Task brief
Please quote exactly the lines below from the line containing "Write a Python" to the line containing "195, 193, 194, 192, 194, 196, 197]", both lines included, and nothing else.

────────────────────

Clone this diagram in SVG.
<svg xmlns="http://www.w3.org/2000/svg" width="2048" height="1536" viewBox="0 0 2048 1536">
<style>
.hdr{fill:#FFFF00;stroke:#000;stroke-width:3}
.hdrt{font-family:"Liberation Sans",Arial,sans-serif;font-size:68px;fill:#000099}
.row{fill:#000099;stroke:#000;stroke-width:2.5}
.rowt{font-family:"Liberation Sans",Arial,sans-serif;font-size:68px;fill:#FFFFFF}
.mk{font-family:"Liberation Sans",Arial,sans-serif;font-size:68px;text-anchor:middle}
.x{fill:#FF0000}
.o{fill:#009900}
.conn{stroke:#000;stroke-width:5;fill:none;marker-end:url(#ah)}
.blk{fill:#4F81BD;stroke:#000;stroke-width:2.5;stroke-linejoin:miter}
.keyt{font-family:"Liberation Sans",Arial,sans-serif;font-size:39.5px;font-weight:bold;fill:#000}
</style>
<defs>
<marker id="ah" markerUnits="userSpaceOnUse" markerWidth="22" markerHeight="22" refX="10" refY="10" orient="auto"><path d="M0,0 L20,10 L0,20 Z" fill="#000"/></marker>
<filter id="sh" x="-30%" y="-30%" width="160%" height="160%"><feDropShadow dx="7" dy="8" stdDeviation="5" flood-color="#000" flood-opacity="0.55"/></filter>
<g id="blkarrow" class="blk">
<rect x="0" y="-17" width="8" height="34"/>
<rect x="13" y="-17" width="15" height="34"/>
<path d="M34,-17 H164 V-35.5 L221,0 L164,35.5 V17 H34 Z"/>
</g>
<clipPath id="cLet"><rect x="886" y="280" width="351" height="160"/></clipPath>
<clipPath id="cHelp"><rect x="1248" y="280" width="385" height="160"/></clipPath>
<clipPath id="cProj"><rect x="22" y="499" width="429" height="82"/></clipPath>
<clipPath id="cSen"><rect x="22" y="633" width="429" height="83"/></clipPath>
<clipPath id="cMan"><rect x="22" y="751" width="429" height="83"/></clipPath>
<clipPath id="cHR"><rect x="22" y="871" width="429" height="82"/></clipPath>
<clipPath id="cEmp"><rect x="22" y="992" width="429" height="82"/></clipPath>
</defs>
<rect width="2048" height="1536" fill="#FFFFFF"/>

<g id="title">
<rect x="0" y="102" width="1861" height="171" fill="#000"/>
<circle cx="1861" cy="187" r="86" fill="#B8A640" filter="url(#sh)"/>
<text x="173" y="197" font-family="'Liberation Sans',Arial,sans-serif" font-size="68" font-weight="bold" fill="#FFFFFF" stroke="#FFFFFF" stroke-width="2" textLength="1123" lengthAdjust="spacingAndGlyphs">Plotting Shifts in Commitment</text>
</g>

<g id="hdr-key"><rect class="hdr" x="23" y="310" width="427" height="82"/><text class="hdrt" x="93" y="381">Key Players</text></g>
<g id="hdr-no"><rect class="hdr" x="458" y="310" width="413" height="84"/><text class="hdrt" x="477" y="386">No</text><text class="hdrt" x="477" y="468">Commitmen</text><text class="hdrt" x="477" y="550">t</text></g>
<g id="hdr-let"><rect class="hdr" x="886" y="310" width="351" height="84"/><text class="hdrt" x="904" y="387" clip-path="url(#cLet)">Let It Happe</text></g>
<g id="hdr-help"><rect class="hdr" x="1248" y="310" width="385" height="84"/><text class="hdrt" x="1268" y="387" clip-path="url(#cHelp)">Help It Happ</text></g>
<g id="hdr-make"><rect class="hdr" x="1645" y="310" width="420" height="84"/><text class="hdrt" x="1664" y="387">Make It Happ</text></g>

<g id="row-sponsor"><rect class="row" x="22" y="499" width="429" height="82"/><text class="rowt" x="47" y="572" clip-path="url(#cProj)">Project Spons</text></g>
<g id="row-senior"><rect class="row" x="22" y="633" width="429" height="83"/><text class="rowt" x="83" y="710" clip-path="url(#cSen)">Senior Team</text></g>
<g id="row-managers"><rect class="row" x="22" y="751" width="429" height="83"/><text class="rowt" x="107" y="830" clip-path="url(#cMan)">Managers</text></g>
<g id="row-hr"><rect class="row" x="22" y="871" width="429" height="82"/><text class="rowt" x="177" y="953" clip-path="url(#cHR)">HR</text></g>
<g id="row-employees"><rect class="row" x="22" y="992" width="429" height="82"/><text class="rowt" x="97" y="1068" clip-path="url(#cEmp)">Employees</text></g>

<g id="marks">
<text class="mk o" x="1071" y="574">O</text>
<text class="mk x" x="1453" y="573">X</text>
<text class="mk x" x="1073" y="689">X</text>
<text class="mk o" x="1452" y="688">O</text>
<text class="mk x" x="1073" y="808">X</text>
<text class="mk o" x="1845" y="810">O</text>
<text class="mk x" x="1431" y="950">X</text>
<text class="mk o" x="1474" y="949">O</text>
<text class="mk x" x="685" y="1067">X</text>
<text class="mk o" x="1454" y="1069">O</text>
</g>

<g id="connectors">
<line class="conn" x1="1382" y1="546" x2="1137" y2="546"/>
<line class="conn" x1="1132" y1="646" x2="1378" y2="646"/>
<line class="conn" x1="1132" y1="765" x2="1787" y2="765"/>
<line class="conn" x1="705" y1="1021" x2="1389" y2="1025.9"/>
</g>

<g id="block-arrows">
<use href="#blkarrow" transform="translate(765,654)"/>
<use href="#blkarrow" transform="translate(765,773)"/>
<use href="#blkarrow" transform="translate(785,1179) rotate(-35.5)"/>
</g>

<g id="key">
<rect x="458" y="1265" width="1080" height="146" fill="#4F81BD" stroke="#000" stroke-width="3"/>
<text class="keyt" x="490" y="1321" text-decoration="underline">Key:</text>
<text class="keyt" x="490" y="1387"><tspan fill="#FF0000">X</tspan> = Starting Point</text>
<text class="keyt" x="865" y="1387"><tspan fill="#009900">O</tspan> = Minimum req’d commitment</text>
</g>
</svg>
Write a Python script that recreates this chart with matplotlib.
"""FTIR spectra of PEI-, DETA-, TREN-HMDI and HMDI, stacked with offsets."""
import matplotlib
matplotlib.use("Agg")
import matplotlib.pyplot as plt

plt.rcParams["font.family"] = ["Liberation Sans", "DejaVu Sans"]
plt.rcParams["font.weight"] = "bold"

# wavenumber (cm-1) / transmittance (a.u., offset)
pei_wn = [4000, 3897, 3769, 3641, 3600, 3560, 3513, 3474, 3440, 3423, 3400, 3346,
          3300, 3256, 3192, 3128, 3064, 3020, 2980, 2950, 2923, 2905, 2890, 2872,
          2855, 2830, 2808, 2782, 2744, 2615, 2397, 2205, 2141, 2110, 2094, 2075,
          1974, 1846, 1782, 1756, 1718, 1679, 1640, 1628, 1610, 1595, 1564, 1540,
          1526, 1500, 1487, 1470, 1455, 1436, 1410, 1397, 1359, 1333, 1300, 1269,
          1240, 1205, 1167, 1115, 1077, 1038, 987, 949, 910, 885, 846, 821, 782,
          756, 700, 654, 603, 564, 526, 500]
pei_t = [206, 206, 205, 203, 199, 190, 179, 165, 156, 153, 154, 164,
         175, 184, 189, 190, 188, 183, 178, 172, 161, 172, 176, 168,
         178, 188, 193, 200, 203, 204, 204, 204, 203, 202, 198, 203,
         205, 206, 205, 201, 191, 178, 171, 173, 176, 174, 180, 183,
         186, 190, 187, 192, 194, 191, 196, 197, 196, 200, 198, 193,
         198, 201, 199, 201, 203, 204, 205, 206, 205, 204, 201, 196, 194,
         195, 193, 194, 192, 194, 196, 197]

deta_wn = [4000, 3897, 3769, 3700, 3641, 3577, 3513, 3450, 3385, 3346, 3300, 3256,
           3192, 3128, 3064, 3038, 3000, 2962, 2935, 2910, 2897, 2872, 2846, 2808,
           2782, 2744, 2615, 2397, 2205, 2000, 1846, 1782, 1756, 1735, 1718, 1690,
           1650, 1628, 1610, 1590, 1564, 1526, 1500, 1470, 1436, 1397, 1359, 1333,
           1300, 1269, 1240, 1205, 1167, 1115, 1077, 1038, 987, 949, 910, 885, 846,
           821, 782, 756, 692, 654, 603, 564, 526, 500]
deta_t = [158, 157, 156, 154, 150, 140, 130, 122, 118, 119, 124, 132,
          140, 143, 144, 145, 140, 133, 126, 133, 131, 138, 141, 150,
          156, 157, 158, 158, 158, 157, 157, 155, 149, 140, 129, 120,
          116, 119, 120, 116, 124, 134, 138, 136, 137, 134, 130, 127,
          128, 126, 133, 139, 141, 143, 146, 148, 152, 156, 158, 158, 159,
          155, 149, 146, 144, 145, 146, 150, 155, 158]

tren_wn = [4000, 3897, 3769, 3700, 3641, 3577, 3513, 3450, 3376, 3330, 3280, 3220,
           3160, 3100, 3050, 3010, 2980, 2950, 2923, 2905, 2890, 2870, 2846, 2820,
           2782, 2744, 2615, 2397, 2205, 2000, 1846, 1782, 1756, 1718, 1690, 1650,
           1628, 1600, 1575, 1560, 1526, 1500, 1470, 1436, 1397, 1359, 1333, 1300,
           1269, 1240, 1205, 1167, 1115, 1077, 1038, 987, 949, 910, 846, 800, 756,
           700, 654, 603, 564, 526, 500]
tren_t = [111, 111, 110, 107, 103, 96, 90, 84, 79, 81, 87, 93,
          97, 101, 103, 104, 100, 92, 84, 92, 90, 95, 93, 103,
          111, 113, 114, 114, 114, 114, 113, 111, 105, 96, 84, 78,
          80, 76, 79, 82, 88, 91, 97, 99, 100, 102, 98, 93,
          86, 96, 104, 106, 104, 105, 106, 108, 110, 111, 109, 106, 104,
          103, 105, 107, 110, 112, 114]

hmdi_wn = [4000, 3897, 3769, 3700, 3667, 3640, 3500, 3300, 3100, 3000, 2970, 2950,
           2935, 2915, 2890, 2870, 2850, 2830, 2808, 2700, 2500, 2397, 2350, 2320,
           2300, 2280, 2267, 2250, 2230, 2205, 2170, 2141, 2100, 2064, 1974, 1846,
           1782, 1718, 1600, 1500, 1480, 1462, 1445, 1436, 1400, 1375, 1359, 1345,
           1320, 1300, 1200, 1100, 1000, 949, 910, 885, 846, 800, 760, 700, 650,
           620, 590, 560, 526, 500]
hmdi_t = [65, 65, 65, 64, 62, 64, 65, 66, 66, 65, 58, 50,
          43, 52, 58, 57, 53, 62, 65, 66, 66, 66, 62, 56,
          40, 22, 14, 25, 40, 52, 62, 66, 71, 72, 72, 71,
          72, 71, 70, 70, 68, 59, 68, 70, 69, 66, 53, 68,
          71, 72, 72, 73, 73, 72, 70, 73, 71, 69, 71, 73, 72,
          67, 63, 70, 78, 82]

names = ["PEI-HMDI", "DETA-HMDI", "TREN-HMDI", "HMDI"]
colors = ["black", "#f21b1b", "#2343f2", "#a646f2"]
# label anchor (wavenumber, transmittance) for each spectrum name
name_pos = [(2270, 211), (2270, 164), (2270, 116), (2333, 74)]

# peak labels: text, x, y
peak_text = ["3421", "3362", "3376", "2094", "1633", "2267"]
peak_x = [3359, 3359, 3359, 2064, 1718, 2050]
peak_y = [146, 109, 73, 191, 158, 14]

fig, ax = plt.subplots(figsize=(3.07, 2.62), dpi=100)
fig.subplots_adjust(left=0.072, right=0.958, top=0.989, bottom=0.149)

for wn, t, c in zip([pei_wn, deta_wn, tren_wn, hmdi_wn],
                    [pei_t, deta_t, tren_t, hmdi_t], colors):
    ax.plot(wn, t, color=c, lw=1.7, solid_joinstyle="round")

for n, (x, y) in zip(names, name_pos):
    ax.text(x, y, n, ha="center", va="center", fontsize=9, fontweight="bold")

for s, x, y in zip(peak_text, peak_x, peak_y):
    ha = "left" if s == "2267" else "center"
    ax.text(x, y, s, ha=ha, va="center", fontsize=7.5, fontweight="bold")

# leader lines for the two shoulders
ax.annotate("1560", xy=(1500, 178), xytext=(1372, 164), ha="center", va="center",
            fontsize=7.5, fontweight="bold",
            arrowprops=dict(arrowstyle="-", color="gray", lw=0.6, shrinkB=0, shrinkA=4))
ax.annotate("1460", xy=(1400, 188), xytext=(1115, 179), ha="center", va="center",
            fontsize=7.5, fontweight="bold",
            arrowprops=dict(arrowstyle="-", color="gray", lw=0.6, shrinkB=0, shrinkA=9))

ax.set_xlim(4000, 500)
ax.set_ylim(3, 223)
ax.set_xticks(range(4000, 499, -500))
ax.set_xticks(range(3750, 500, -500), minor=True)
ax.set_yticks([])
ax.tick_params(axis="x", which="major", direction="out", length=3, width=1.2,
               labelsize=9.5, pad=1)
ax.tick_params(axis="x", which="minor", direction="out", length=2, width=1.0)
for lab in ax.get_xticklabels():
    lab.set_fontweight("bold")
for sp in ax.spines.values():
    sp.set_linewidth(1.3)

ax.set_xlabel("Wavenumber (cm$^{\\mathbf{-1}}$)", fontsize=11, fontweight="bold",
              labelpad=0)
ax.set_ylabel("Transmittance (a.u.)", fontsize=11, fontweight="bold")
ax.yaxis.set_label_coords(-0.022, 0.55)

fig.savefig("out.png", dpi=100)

────────────────────

Exercise answer
Write a Python script that recreates this chart with matplotlib.
"""FTIR spectra of PEI-, DETA-, TREN-HMDI and HMDI, stacked with offsets."""
import matplotlib
matplotlib.use("Agg")
import matplotlib.pyplot as plt

plt.rcParams["font.family"] = ["Liberation Sans", "DejaVu Sans"]
plt.rcParams["font.weight"] = "bold"

# wavenumber (cm-1) / transmittance (a.u., offset)
pei_wn = [4000, 3897, 3769, 3641, 3600, 3560, 3513, 3474, 3440, 3423, 3400, 3346,
          3300, 3256, 3192, 3128, 3064, 3020, 2980, 2950, 2923, 2905, 2890, 2872,
          2855, 2830, 2808, 2782, 2744, 2615, 2397, 2205, 2141, 2110, 2094, 2075,
          1974, 1846, 1782, 1756, 1718, 1679, 1640, 1628, 1610, 1595, 1564, 1540,
          1526, 1500, 1487, 1470, 1455, 1436, 1410, 1397, 1359, 1333, 1300, 1269,
          1240, 1205, 1167, 1115, 1077, 1038, 987, 949, 910, 885, 846, 821, 782,
          756, 700, 654, 603, 564, 526, 500]
pei_t = [206, 206, 205, 203, 199, 190, 179, 165, 156, 153, 154, 164,
         175, 184, 189, 190, 188, 183, 178, 172, 161, 172, 176, 168,
         178, 188, 193, 200, 203, 204, 204, 204, 203, 202, 198, 203,
         205, 206, 205, 201, 191, 178, 171, 173, 176, 174, 180, 183,
         186, 190, 187, 192, 194, 191, 196, 197, 196, 200, 198, 193,
         198, 201, 199, 201, 203, 204, 205, 206, 205, 204, 201, 196, 194,
         195, 193, 194, 192, 194, 196, 197]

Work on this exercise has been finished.